In the NYC iSchool, this trend has been slowly but surely on the rise. Staff and students alike have noted that there has been an increase of the amount of PDA being exhibited by the student population.
“It comes naturally. It is not something you necessarily think of,” Hannah Atoynatan, a sophomore at the NYC iSchool explained, “It’s just a way to show that you’re friends and that you’re comfortable together.”
So is it just an innocent friendly way to express your feelings? Others were not as convinced.
Some teachers have complained that it creates a distraction in the classroom.
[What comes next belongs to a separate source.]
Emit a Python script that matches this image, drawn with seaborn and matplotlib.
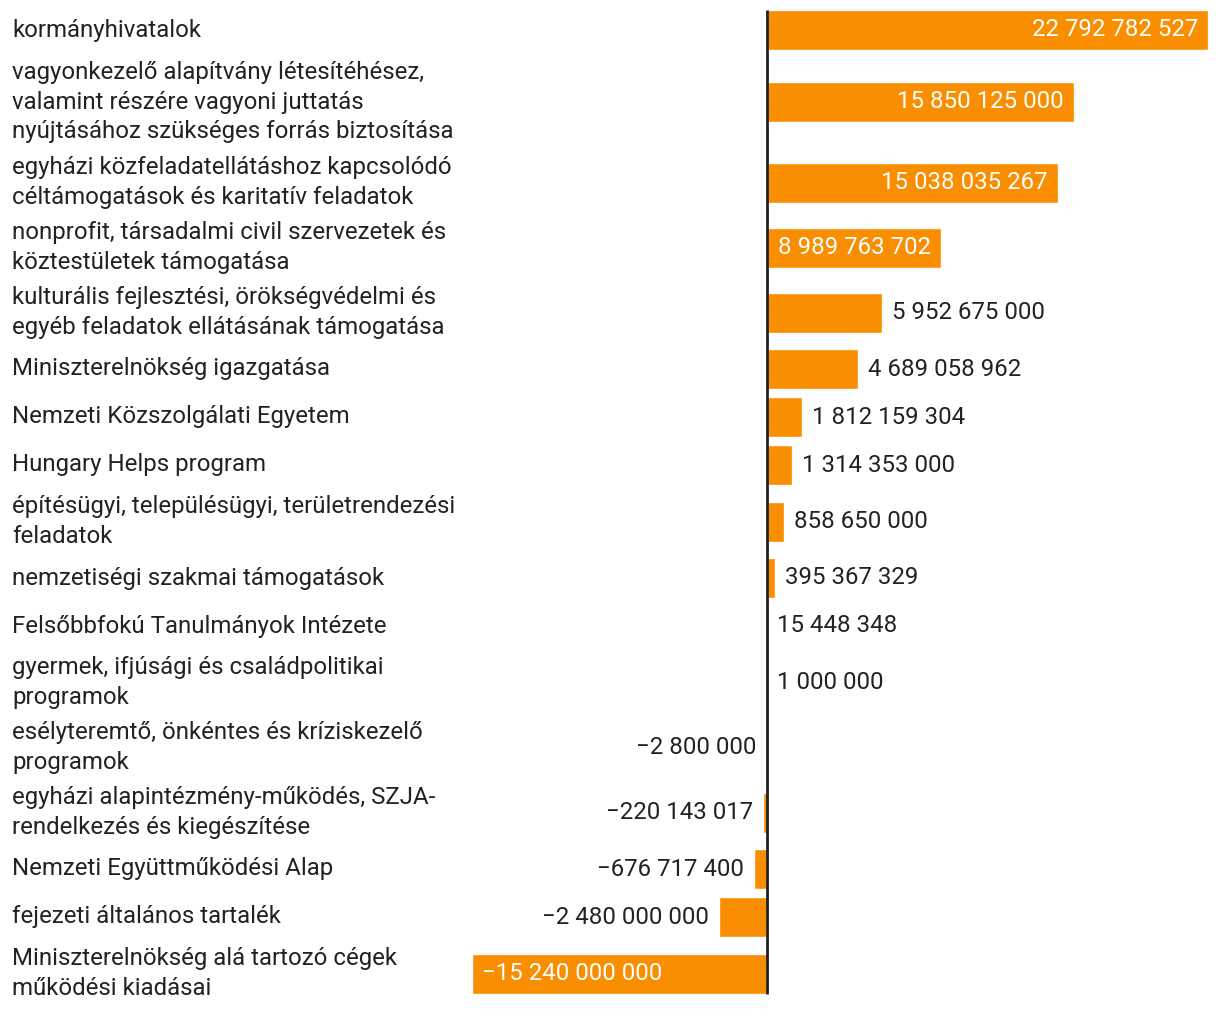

“PDA is fine but people need to be aware that people are observing them. Some things should just be kept private,” Ms. Francesca Fay, an English teacher at the NYC iSchool, had to say about the matter, “It just makes me uncomfortable when it comes inside the classroom. It creates tension.”
“Its none of my business. We’re here to learn though, not to touch each other,” Boronica Mettaliaj, a sophomore at the NYC iSchool, said. “Some girls do it for attention. They feel self-conscious, especially when you’re in high school.”
So where is that finicky line between friendliness and – ahem – over-friendliness. Is there one? Should there be?
“I don’t think there’s actually any more PDA here then there is in other schools. Students have urges, and they want to show the people they care about how much they like them,” Camilo Pena said. However, even he agrees that there is such a thing as too much PDA. “Sometimes it gets nasty.”
We’re supposed to be “mature sophisticated young adults,” (Ha. That’s a laugh). Some might even say that excessive PDA might be – God forbid – trashy. The NYC iSchool is an environment to learn and develop, and too much fondling could undermine the learning experience.
It could be a little awkward for the people that are watching. “There needs to be boundaries. It is a personal thing that you don’t always wanna see,” Ms. Fay said.
However, when we asked her if she had ever been guilty of PDA in high school, Ms. Fay blushes and laughs nervously.
“Maybe when I was 15 and in high school because I didn’t think about how people were perceiving my actions. But now as an adult it looks a little embarrassing.”